The fix is a process, not a scramble. A merchant who answers each dispute with tracking and delivery proof wins more of them and keeps the ratio down. Assigning that task to someone before a surge, rather than during one, is the difference between a managed month and a frozen account. The tools cost little next to the revenue a freeze locks up. Good risk management makes that process routine instead of reactive.

The Predictable Freeze

The freeze that looks like bad luck is usually the predictable end of a choice made weeks earlier. Each of these mistakes sets a trap that a routine review springs. Processors freeze the merchants who treat a high-risk account like a low-risk one, and with hemp shops already bracing for tighter rules, careful is the only safe way to operate.

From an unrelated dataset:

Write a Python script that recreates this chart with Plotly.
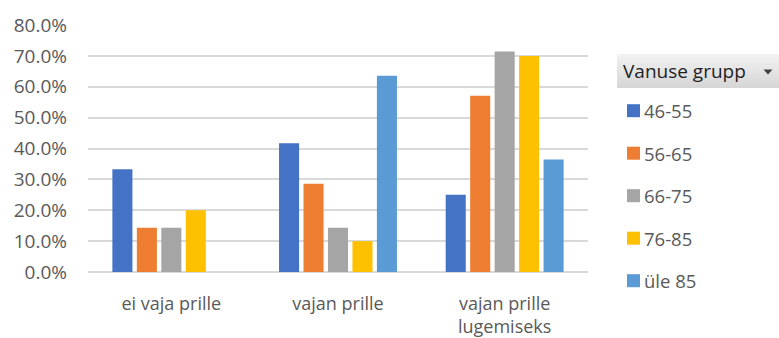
import plotly.graph_objects as go

# Categories and age groups
categories = ["ei vaja prille", "vajan prille", "vajan prille<br>lugemiseks"]
age_groups = ["46-55", "56-65", "66-75", "76-85", "üle 85"]

# Share of each answer within an age group
share_46_55 = [0.333, 0.417, 0.250]
share_56_65 = [0.143, 0.286, 0.571]
share_66_75 = [0.143, 0.143, 0.714]
share_76_85 = [0.200, 0.100, 0.700]
share_ule_85 = [0.0, 0.636, 0.364]

series_values = [share_46_55, share_56_65, share_66_75, share_76_85, share_ule_85]
colors = ["#4472C4", "#ED7D31", "#A5A5A5", "#FFC000", "#5B9BD5"]

legend_title = "Vanuse grupp"
y_ticks = [i / 10 for i in range(9)]

W, H = 779, 338
PLOT_L, PLOT_R, PLOT_T, PLOT_B = 88, 588, 25, 272
FONT = "Open Sans"
TEXT_GREY = "#595959"


def px(x):
    return (x - PLOT_L) / (PLOT_R - PLOT_L)


def py(y):
    return (PLOT_B - y) / (PLOT_B - PLOT_T)


fig = go.Figure()
for name, vals, col in zip(age_groups, series_values, colors):
    fig.add_trace(go.Bar(
        x=categories, y=vals, name=name,
        marker=dict(color=col, line=dict(width=0)),
        showlegend=False,
    ))

shapes = []
annotations = []

# Legend header: field button with a soft vertical gradient
hx0, hx1, hy0, hy1 = 617, 779, 54, 88
n_strips = 17
for i in range(n_strips):
    t = i / (n_strips - 1)
    g = int(round(0xF2 - t * (0xF2 - 0xD6)))
    c = f"rgb({g},{g},{g})"
    y0 = hy0 + (hy1 - hy0) * i / n_strips
    y1 = hy0 + (hy1 - hy0) * (i + 1) / n_strips
    shapes.append(dict(type="rect", xref="paper", yref="paper",
                       x0=px(hx0), x1=px(hx1), y0=py(y0), y1=py(y1),
                       fillcolor=c, line=dict(width=0), layer="below"))
annotations.append(dict(text=legend_title, xref="paper", yref="paper",
                        x=px(621), y=py(71.5), xanchor="left", yanchor="middle",
                        showarrow=False, font=dict(family=FONT, size=19, color="#1f1f1f")))
# dropdown arrow
tx, ty = 768, 72
shapes.append(dict(type="path", xref="paper", yref="paper",
                   path=f"M {px(tx-4.5)},{py(ty-2.5)} L {px(tx+4.5)},{py(ty-2.5)} L {px(tx)},{py(ty+2.5)} Z",
                   fillcolor="#404040", line=dict(width=0)))

# Legend entries
for i, (name, col) in enumerate(zip(age_groups, colors)):
    cy = 110.7 + 42.5 * i
    shapes.append(dict(type="rect", xref="paper", yref="paper",
                       x0=px(627), x1=px(640), y0=py(cy - 6.5), y1=py(cy + 6.5),
                       fillcolor=col, line=dict(width=0)))
    annotations.append(dict(text=name, xref="paper", yref="paper",
                            x=px(642), y=py(cy), xanchor="left", yanchor="middle",
                            showarrow=False, font=dict(family=FONT, size=18.5, color=TEXT_GREY)))

fig.update_layout(
    width=W, height=H,
    margin=dict(l=PLOT_L, r=W - PLOT_R, t=PLOT_T, b=H - PLOT_B, pad=0),
    paper_bgcolor="white", plot_bgcolor="white",
    barmode="group", bargap=0.266, bargroupgap=0.18,
    font=dict(family=FONT, size=18, color=TEXT_GREY),
    shapes=shapes, annotations=annotations,
    showlegend=False,
)
fig.update_yaxes(
    range=[0, 0.8], tickvals=y_ticks, tickformat=".1%",
    showgrid=True, gridcolor="#D9D9D9", gridwidth=2,
    zeroline=True, zerolinecolor="#D9D9D9", zerolinewidth=2,
    showline=False, ticks="", ticklabelstandoff=20, automargin=False,
    tickfont=dict(family=FONT, size=19, color=TEXT_GREY),
)
fig.update_xaxes(
    showgrid=False, showline=False, ticks="", ticklabelstandoff=19, automargin=False,
    tickfont=dict(family=FONT, size=18, color=TEXT_GREY),
)

fig.write_html("out.html")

There is a harder truth under all of this. A CBD business cannot shrink its category's risk, so effort spent wishing it away is wasted. What works instead is planning for the freeze as a normal event, with a funded reserve, a spare processor, and a contract read before signing. A frozen reserve handled that way is a cash-flow event a prepared owner sees coming. The businesses that keep growing here stopped hoping for a safer category and started operating as if the risk is permanent because it is.

Conclusion

Revenue freezes rarely happen without warning. More often, they are the result of overlooked decisions made long before a payment processor takes action. Merchants who understand the realities of high-risk payment processing, plan for rolling reserves, diversify their payment options, and stay ahead of compliance issues are far better positioned to protect their cash flow. In a high-risk industry like CBD, preparation is not simply good practice—it is one of the most effective ways to keep sales moving and revenue accessible when unexpected challenges arise.